SCALAR QUANTIZATION NOISE-ANALYSIS AND OPTIMAL BIT ALLOCATION FOR WAVELET PYRAMID IMAGE-CODING

A complete analysis for the quantization noises and the reconstruction noises of the wavelet pyramid coding system is given. It is shown that in the (orthonormal) wavelet image coding system, there exists a simple and exact formula to compute the reconstruction mean-square-error (MSE) for any kind of quantization errors. Based on the noise analysis, an optimal bit allocation scheme which minimizes the system reconstruction distortion at a given rate is developed. The reconstruction distortion of a wavelet pyramid system is proved to be directly proportional to 2(-2 RBAR), where RBAR is a given bit rate.

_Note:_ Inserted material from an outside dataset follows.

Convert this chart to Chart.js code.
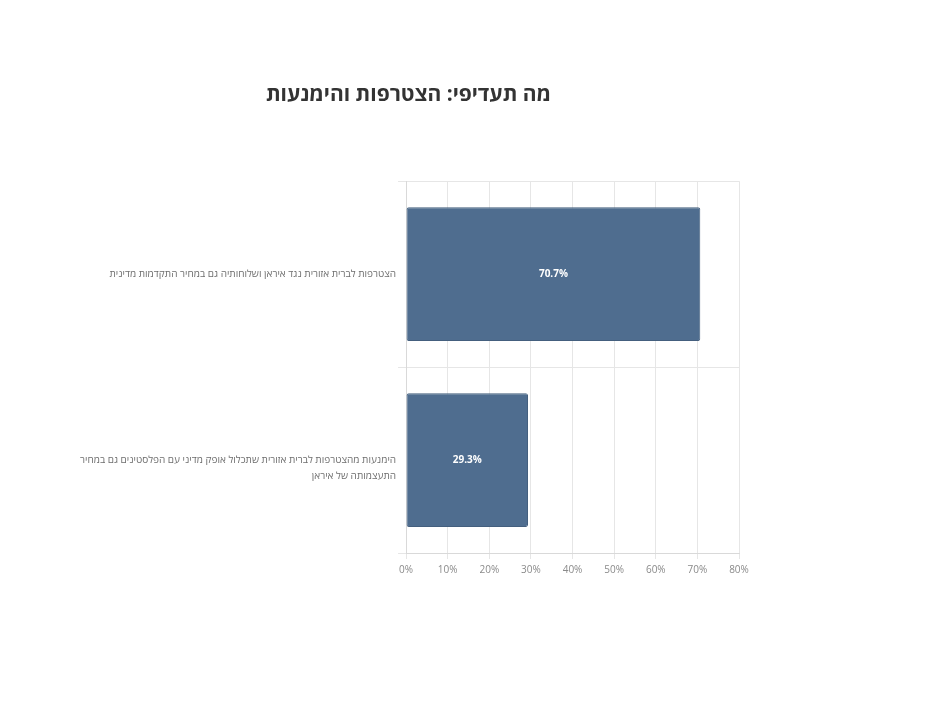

It is shown that, when the optimal bit allocation scheme is adopted, the reconstruction noises can be approximated to white noises. Particularly, it is shown that with only one known quantization MSE of a wavelet decomposition at any layer of the wavelet pyramid, all of the reconstruction MSE's and the quantization MSE's of the coding system can be easily calculated. When uniform quantizers are used, it is shown that at two successive layers of the wavelet pyramid, the optimal quantization step size is a half of its predecessor, which coincides with the resolution version of the wavelet pyramid decomposition. A comparison between wavelet-based image coding and some well-known traditional image coding methods is made by simulations, and the reasons why the wavelet-based image coding is superior to the traditional image coding are explained.